Refined thresholds for inconsistency: The effect of the graph associated with incomplete pairwise comparisons

This paper refines inconsistency thresholds for incomplete pairwise comparison matrices by demonstrating that they depend not only on matrix size and missing entries but also critically on the underlying graph structure of known comparisons, enabling more accurate error detection and real-time monitoring.

Original authors: Kolos Csaba Ágoston, László Csató

Published 2026-04-14
📖 5 min read🧠 Deep dive

This is an AI-generated explanation of the paper below. It is not written or endorsed by the authors. For technical accuracy, refer to the original paper. Read full disclaimer

Imagine you are a chef trying to create the perfect menu for a new restaurant. You have a list of dishes (let's call them Alternatives), and you need to decide which ones are better than others. To do this, you ask a group of food critics to compare the dishes two at a time.

  • "Is the Steak better than the Salad?"
  • "Is the Salad better than the Soup?"
  • "Is the Steak better than the Soup?"

If the critics are perfectly logical, their answers should follow a simple rule: If Steak > Salad and Salad > Soup, then Steak must be > Soup. This is called consistency.

However, humans aren't robots. Sometimes a critic says, "Steak is twice as good as Salad," and "Salad is three times as good as Soup," but then claims, "Steak is only five times better than Soup." This is inconsistency. It's a logical glitch.

The Problem: The "Missing Pieces" Puzzle

In the real world, you can't always get every critic to compare every single dish. Maybe the Steak and the Soup were never tasted together because they were served on different nights. This leaves you with a Partial Puzzle (an incomplete matrix).

For decades, experts used a "10% Rule" to decide if a puzzle was good enough. If the logical errors were less than 10%, they said, "Good enough, let's use this menu." If it was over 10%, they said, "Go back and ask the critics again."

But here's the catch: The shape of the missing pieces matters.

The Big Discovery: It's About the Map, Not Just the Count

The authors of this paper realized that the old "10% Rule" was too simple. It only counted how many comparisons were missing. It didn't care which ones were missing.

Think of your dishes as cities on a map, and the comparisons as roads connecting them.

  • Scenario A: You have roads connecting City 1 to 2, 2 to 3, and 3 to 4. The missing roads are between 1-3 and 2-4. The roads form a long, winding chain.
  • Scenario B: You have roads connecting 1-2, 2-3, and 3-4, but the missing roads are 1-4 and 2-3. The roads form a different shape, like a star or a cluster.

The paper proves that Scenario A and Scenario B have different "tolerance levels" for errors, even if they both have the same number of missing roads.

The Secret Ingredient: The "Spectral Radius" (The Map's Vibe)

The authors found a mathematical way to measure the "shape" or "vibe" of this road map.

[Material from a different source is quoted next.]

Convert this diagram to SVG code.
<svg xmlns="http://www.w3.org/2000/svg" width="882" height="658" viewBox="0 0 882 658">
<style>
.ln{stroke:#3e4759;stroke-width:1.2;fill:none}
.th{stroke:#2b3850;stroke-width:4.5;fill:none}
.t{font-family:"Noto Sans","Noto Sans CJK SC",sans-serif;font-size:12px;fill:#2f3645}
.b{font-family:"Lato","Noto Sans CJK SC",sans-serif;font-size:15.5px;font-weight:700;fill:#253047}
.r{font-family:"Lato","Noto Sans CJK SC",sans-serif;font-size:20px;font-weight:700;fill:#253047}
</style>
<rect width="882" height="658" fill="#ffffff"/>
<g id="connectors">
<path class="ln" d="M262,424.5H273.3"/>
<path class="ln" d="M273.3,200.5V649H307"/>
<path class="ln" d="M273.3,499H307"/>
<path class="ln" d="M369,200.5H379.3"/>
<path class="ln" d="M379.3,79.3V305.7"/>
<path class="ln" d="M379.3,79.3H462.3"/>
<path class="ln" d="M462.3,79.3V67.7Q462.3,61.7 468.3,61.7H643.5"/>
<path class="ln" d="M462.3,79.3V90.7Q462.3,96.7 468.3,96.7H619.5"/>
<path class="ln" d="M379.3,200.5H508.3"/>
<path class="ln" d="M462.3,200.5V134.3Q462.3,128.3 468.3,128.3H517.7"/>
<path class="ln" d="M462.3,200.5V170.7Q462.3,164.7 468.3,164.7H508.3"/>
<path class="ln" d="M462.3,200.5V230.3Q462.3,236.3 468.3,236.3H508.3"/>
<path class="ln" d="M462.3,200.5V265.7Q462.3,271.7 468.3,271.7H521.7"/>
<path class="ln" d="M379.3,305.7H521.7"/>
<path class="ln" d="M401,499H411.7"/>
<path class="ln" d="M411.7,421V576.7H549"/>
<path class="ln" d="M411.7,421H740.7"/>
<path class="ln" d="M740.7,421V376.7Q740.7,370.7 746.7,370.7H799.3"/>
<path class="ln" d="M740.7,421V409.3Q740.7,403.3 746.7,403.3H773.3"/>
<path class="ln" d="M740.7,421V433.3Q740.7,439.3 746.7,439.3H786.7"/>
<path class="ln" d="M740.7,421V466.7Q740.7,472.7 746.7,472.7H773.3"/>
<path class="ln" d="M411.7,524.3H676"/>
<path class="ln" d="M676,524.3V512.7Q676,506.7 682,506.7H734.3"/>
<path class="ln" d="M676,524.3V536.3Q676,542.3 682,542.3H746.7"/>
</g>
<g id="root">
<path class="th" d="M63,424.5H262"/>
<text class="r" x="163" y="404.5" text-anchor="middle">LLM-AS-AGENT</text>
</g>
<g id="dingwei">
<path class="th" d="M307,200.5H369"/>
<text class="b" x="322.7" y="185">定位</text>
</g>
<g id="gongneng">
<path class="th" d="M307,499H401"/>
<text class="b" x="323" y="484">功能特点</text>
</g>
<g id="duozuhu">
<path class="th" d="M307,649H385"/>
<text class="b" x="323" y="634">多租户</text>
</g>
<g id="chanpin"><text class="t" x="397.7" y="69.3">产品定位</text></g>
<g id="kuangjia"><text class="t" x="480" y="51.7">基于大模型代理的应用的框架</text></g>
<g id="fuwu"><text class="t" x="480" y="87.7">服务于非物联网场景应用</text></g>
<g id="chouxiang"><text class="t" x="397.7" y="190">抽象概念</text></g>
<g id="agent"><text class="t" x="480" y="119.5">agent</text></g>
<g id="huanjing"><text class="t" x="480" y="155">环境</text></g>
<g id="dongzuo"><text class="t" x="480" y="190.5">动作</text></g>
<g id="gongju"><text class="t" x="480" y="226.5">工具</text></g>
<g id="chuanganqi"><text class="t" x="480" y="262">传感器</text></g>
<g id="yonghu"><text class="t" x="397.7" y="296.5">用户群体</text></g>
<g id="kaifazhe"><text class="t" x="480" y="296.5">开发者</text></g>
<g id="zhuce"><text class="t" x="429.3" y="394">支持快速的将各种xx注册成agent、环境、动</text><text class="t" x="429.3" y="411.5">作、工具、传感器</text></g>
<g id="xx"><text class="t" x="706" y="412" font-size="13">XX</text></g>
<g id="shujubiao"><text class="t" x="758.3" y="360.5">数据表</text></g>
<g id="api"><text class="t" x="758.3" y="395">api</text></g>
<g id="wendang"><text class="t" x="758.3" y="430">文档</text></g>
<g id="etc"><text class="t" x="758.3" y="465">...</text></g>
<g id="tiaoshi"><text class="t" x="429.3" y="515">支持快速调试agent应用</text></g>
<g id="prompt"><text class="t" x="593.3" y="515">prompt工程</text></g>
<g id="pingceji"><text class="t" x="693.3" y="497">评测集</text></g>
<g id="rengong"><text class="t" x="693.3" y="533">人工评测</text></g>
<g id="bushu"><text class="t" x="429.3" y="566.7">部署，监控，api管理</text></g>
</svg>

They call it the Spectral Radius.

  • Simple Analogy: Imagine the road map is a musical instrument. The Spectral Radius is like the instrument's "resonance" or how easily sound travels through it.
    • If the roads are spread out evenly (like a regular grid), the sound travels smoothly. This is a "low resonance" map.
    • If the roads are clustered in a way that creates bottlenecks or loops, the sound gets stuck or bounces around wildly. This is a "high resonance" map.

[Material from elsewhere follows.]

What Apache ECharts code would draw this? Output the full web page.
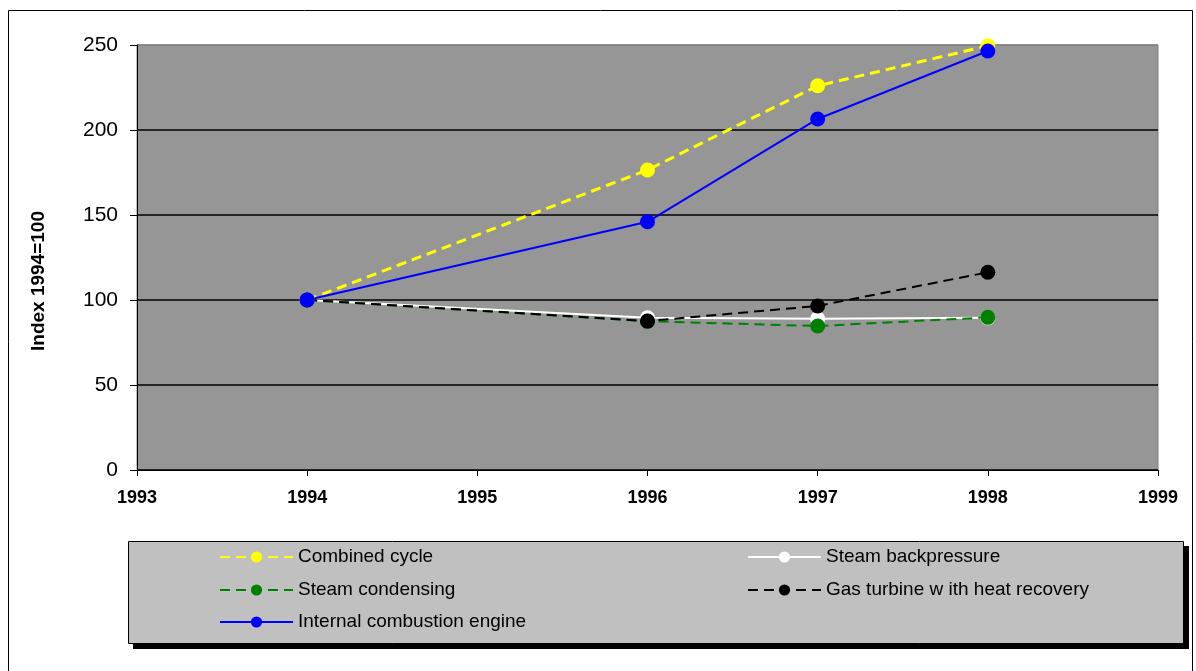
<!DOCTYPE html>
<html>
<head>
<meta charset="utf-8">
<script src="https://cdn.jsdelivr.net/npm/echarts@6/dist/echarts.min.js"></script>
<style>
html,body{margin:0;padding:0;background:#fff;}
#chart{width:1196px;height:671px;}
</style>
</head>
<body>
<div id="chart"></div>
<script>
var years = [1994, 1996, 1997, 1998];
var combinedCycle = [100, 176.5, 226, 249.5];
var steamBackpressure = [100, 89.5, 89, 89.5];
var steamCondensing = [100, 87.5, 84.7, 89.8];
var gasTurbine = [100, 87.6, 96.5, 116.3];
var internalCombustion = [100, 146, 206.5, 246.5];
var xTicks = [1993, 1994, 1995, 1996, 1997, 1998, 1999];
var yTicks = [0, 50, 100, 150, 200, 250];
var seriesNames = ['Combined cycle', 'Steam backpressure', 'Steam condensing', 'Gas turbine w ith heat recovery', 'Internal combustion engine'];
var yTitle = 'Index 1994=100';

var FONT = 'Liberation Sans, Arial, sans-serif';
function pairs(vals){ return years.map(function(y,i){ return [y, vals[i]]; }); }

function mk(name, vals, color, dashed, width){
  return {
    name: name, type: 'line', data: pairs(vals),
    symbol: 'circle', symbolSize: 15,
    itemStyle: {color: color},
    lineStyle: {color: color, width: width, type: dashed ? [10, 6] : 'solid'},
    emphasis: {disabled: true},
    animation: false
  };
}

function lg(name, left, cy){
  return {
    data: [name], left: left, top: cy - 10, orient: 'horizontal', padding: 0,
    itemWidth: 73, itemHeight: 14,
    textStyle: {fontFamily: FONT, fontSize: 19, color: '#000', lineHeight: 20},
    selectedMode: false
  };
}

var chart = echarts.init(document.getElementById('chart'));
chart.setOption({
  backgroundColor: '#fff',
  animation: false,
  textStyle: {fontFamily: FONT},
  grid: {left: 137, top: 45, right: 38, bottom: 201, show: true, backgroundColor: '#969696', borderColor: '#808080', borderWidth: 1},
  xAxis: {
    type: 'value', min: xTicks[0], max: xTicks[xTicks.length-1], interval: 1,
    axisLine: {show: true, lineStyle: {color: '#000', width: 1}},
    axisTick: {show: true, inside: false, length: 6, lineStyle: {color: '#000'}},
    splitLine: {show: false},
    axisLabel: {fontFamily: FONT, fontSize: 18, fontWeight: 'bold', color: '#000', margin: 19,
      formatter: function(v){ return xTicks.indexOf(v) >= 0 ? String(v) : ''; }}
  },
  yAxis: {
    type: 'value', min: yTicks[0], max: yTicks[yTicks.length-1], interval: 50,
    axisLine: {show: true, lineStyle: {color: '#000', width: 1}},
    axisTick: {show: true, inside: false, length: 7, lineStyle: {color: '#000'}},
    splitLine: {show: true, lineStyle: {color: ['#000','#000','#000','#000','#000','#808080'], width: 1.5}},
    axisLabel: {fontFamily: FONT, fontSize: 21, color: '#000', margin: 19,
      formatter: function(v){ return String(v); }}
  },
  legend: [
    lg(seriesNames[0], 219, 557),
    lg(seriesNames[2], 219, 590),
    lg(seriesNames[4], 219, 622),
    lg(seriesNames[1], 747, 557),
    lg(seriesNames[3], 747, 590)
  ],
  graphic: [
    {type: 'rect', z: -10, shape: {x: 8.5, y: 10.5, width: 1184, height: 700}, style: {fill: 'none', stroke: '#000', lineWidth: 1}, silent: true},
    {type: 'rect', z: -10, shape: {x: 133, y: 546, width: 1056, height: 103}, style: {fill: '#000'}, silent: true},
    {type: 'rect', z: -9, shape: {x: 128.5, y: 541.5, width: 1055, height: 102}, style: {fill: '#C0C0C0', stroke: '#000', lineWidth: 1}, silent: true},
    {type: 'text', z: 10, x: 39, y: 281, rotation: Math.PI/2,
      style: {text: yTitle, font: 'bold 19px ' + FONT, fill: '#000', textAlign: 'center', textVerticalAlign: 'middle'}, silent: true}
  ],
  series: [
    mk(seriesNames[0], combinedCycle, '#FFFF00', true, 3),
    mk(seriesNames[1], steamBackpressure, '#FFFFFF', false, 2),
    mk(seriesNames[2], steamCondensing, '#008000', true, 2),
    mk(seriesNames[3], gasTurbine, '#000000', true, 2),
    mk(seriesNames[4], internalCombustion, '#0000FF', false, 2)
  ]
});
</script>
</body>
</html>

The paper shows that maps with higher resonance (Spectral Radius) are naturally more prone to logical errors. Therefore, they need a stricter rule. You can't accept as many errors in a "bumpy" map as you can in a "smooth" map.

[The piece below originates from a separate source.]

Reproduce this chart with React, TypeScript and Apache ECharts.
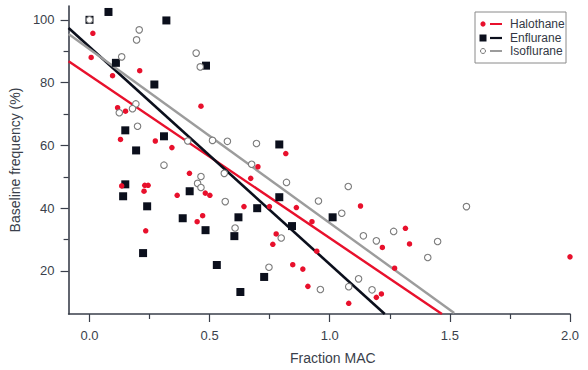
import React, { useEffect, useRef } from "react";
import * as echarts from "echarts";

const halothane: number[][] = [
  [0.014, 95.7], [0.007, 88.0], [0.096, 82.2], [0.209, 83.8], [0.117, 72.0], [0.15, 70.9],
  [0.464, 72.5], [0.129, 61.9], [0.274, 61.4], [0.343, 59.3], [0.134, 47.1], [0.23, 47.3],
  [0.244, 47.3], [0.227, 45.4], [0.416, 51.1], [0.365, 44.1], [0.234, 32.8], [0.448, 35.7],
  [0.471, 37.6], [0.482, 44.8], [0.501, 44.1], [0.701, 53.2], [0.671, 49.5], [0.643, 40.5],
  [0.749, 40.5], [0.861, 40.2], [0.926, 35.7], [0.777, 31.8], [0.763, 28.5], [0.946, 26.3],
  [0.846, 22.0], [0.888, 20.6], [0.909, 15.1], [1.128, 40.7], [1.315, 33.6], [1.332, 28.6],
  [1.219, 27.5], [1.27, 20.9], [1.194, 11.6], [1.215, 12.7], [1.079, 9.7], [2.0, 24.5],
  [0.817, 57.4],
];

const enflurane: number[][] = [
  [0, 100], [0.079, 102.5], [0.32, 99.8], [0.11, 86.3], [0.27, 79.4], [0.485, 85.4],
  [0.149, 64.8], [0.31, 62.9], [0.194, 58.4], [0.149, 47.6], [0.14, 43.8], [0.24, 40.6],
  [0.223, 25.7], [0.417, 45.4], [0.388, 36.8], [0.483, 33.0], [0.53, 21.9], [0.628, 13.3],
  [0.603, 31.1], [0.62, 37.1], [0.698, 40.0], [0.79, 43.5], [0.843, 34.3], [0.727, 18.1],
  [1.012, 37.1], [0.79, 60.3],
];

const isoflurane: number[][] = [
  [0, 100], [0.207, 96.8], [0.196, 93.6], [0.134, 88.2], [0.444, 89.4], [0.461, 85.0],
  [0.193, 73.2], [0.179, 71.7], [0.124, 70.4], [0.2, 66.1], [0.409, 61.4], [0.31, 53.7],
  [0.464, 50.1], [0.45, 47.9], [0.464, 46.6], [0.512, 61.6], [0.574, 61.3], [0.695, 60.6],
  [0.675, 54.0], [0.561, 51.1], [0.82, 48.2], [0.565, 42.1], [0.953, 42.3], [0.606, 33.7],
  [0.798, 30.5], [0.747, 21.2], [0.961, 14.1], [1.05, 38.4], [1.569, 40.5], [1.14, 31.2],
  [1.194, 29.6], [1.266, 32.6], [1.449, 29.4], [1.408, 24.3], [1.12, 17.5], [1.079, 15.0],
  [1.176, 14.0], [1.077, 46.9],
];

const halothaneFit: number[][] = [[-0.087, 86.8], [1.467, 6.3]];
const enfluraneFit: number[][] = [[-0.087, 97.4], [1.229, 6.3]];
const isofluraneFit: number[][] = [[-0.087, 95.5], [1.518, 6.6]];

const xMajorTicks = [0, 0.5, 1, 1.5, 2];
const xMinorTicks = [0.25, 0.75, 1.25, 1.75];
const yMajorTicks = [20, 40, 60, 80, 100];
const yMinorTicks = [30, 50, 70, 90];

const seriesNames = ["Halothane", "Enflurane", "Isoflurane"];

const RED = "#e8102c";
const BLACK = "#0b0f1c";
const GREY = "#9c9c9c";
const AXIS = "#3a3f4b";
const FONT = "'Liberation Sans', Arial, Helvetica, sans-serif";

const X_MIN = -0.087;
const X_MAX = 2.0;
const Y_MIN = 6.3;
const Y_MAX = 104.4;

export default function App() {
  const ref = useRef<HTMLDivElement>(null);

  useEffect(() => {
    if (!ref.current) return;
    const chart = echarts.init(ref.current, undefined, { renderer: "svg" });

    const baseX = {
      type: "value" as const,
      min: X_MIN,
      max: X_MAX,
      position: "bottom" as const,
      splitLine: { show: false },
    };
    const baseY = {
      type: "value" as const,
      min: Y_MIN,
      max: Y_MAX,
      position: "left" as const,
      splitLine: { show: false },
    };

    const legendX = 475;
    const legendY = 12;
    const rowYs = [24, 38, 51];
    const legendGraphics: any[] = [
      {
        type: "rect",
        shape: { x: legendX, y: legendY, width: 91, height: 51 },
        style: { fill: "#fff", stroke: "#8a8a8a", lineWidth: 1 },
        z: 100,
      },
      { type: "circle", shape: { cx: 483, cy: rowYs[0], r: 2.6 }, style: { fill: RED }, z: 101 },
      { type: "rect", shape: { x: 479.5, y: rowYs[1] - 3.5, width: 7, height: 7 }, style: { fill: BLACK }, z: 101 },
      { type: "circle", shape: { cx: 483, cy: rowYs[2], r: 2.5 }, style: { fill: "#fff", stroke: "#777", lineWidth: 1 }, z: 101 },
      { type: "line", shape: { x1: 490, y1: rowYs[0], x2: 502, y2: rowYs[0] }, style: { stroke: RED, lineWidth: 2 }, z: 101 },
      { type: "line", shape: { x1: 490, y1: rowYs[1], x2: 502, y2: rowYs[1] }, style: { stroke: BLACK, lineWidth: 2.2 }, z: 101 },
      { type: "line", shape: { x1: 490, y1: rowYs[2], x2: 502, y2: rowYs[2] }, style: { stroke: GREY, lineWidth: 2 }, z: 101 },
    ];
    seriesNames.forEach((n, i) => {
      legendGraphics.push({
        type: "text",
        x: 510,
        y: rowYs[i],
        style: { text: n, fill: "#333844", font: `12px ${FONT}`, verticalAlign: "middle", align: "left" },
        z: 101,
      });
    });

    chart.setOption({
      animation: false,
      backgroundColor: "#fff",
      grid: { left: 65, right: 18, top: 6, bottom: 55, containLabel: false },
      xAxis: [
        {
          ...baseX,
          name: "Fraction MAC",
          nameLocation: "middle",
          nameGap: 37,
          nameTextStyle: { color: AXIS, fontSize: 14, fontFamily: FONT, padding: [0, 0, 0, 27] },
          axisLine: { show: true, onZero: false, lineStyle: { color: AXIS, width: 1.6 } },
          axisTick: { show: true, length: 8, customValues: xMajorTicks, lineStyle: { color: AXIS, width: 1.2 } },
          axisLabel: {
            show: true,
            customValues: xMajorTicks,
            margin: 15,
            color: AXIS,
            fontSize: 13,
            fontFamily: FONT,
            formatter: (v: number) => v.toFixed(1),
          },
        },
        {
          ...baseX,
          axisLine: { show: false, onZero: false },
          axisTick: { show: true, length: 5, customValues: xMinorTicks, lineStyle: { color: AXIS, width: 1.2 } },
          axisLabel: { show: false },
        },
      ],
      yAxis: [
        {
          ...baseY,
          name: "Baseline frequency (%)",
          nameLocation: "middle",
          nameGap: 43,
          nameTextStyle: { color: AXIS, fontSize: 14, fontFamily: FONT },
          axisLine: { show: true, onZero: false, lineStyle: { color: AXIS, width: 1.6 } },
          axisTick: { show: true, length: 8, customValues: yMajorTicks, lineStyle: { color: AXIS, width: 1.2 } },
          axisLabel: {
            show: true,
            customValues: yMajorTicks,
            margin: 14,
            color: AXIS,
            fontSize: 13,
            fontFamily: FONT,
          },
        },
        {
          ...baseY,
          axisLine: { show: false, onZero: false },
          axisTick: { show: true, length: 5, customValues: yMinorTicks, lineStyle: { color: AXIS, width: 1.2 } },
          axisLabel: { show: false },
        },
      ],
      series: [
        {
          name: "Halothane fit",
          type: "line",
          data: halothaneFit,
          symbol: "none",
          lineStyle: { color: RED, width: 2.4 },
          z: 2,
        },
        {
          name: "Enflurane fit",
          type: "line",
          data: enfluraneFit,
          symbol: "none",
          lineStyle: { color: BLACK, width: 2.6 },
          z: 2,
        },
        {
          name: "Isoflurane fit",
          type: "line",
          data: isofluraneFit,
          symbol: "none",
          lineStyle: { color: GREY, width: 2.4 },
          z: 2,
        },
        {
          name: "Enflurane",
          type: "scatter",
          data: enflurane,
          symbol: "rect",
          symbolSize: 8,
          itemStyle: { color: BLACK, opacity: 1 },
          z: 3,
        },
        {
          name: "Halothane",
          type: "scatter",
          data: halothane,
          symbol: "circle",
          symbolSize: 5.5,
          itemStyle: { color: RED, opacity: 1 },
          z: 4,
        },
        {
          name: "Isoflurane",
          type: "scatter",
          data: isoflurane,
          symbol: "circle",
          symbolSize: 6.5,
          itemStyle: { color: "#fff", borderColor: "#7c7c7c", borderWidth: 1.1, opacity: 1 },
          z: 5,
        },
      ],
      graphic: legendGraphics,
    });

    return () => chart.dispose();
  }, []);

  return (
    <div
      ref={ref}
      style={{ position: "fixed", left: 0, top: 0, width: 588, height: 370, background: "#fff" }}
    />
  );
}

Why This Matters in Real Life

  1. Better Software: Imagine an app that helps you make decisions (like choosing a university or a house). As you fill in your answers, the app can now look at the shape of your missing questions. If your answers form a "bumpy" map, the app will say, "Hey, your logical errors are a bit high, but that's expected for this shape. Let's keep going." If they form a "smooth" map, it might say, "Stop! You have too many errors; please rethink your answers."
  2. Saving Time: Experts often get tired. If they stop too early because they think they are "too inconsistent," they might miss a great solution. If they keep going when they are actually fine, they waste time. This new method tells them exactly when to stop based on the specific pattern of their missing data.
  3. The "10% Rule" is Outdated: The famous "10% rule" is like saying "All cars are safe if they go under 60 mph." But a Formula 1 car and a family minivan have different safety needs. Similarly, a "smooth" decision map and a "bumpy" one need different error limits.

The Bottom Line

This paper is like upgrading the GPS for decision-making. Instead of just counting how many roads are missing, it looks at the topology (the shape) of the road network. By understanding the "Spectral Radius" (the map's resonance), we can set smarter, fairer rules for when a decision is good enough to be trusted.

In short: Don't just count the missing pieces of your puzzle; look at how they fit together. The shape of the hole changes the rules of the game.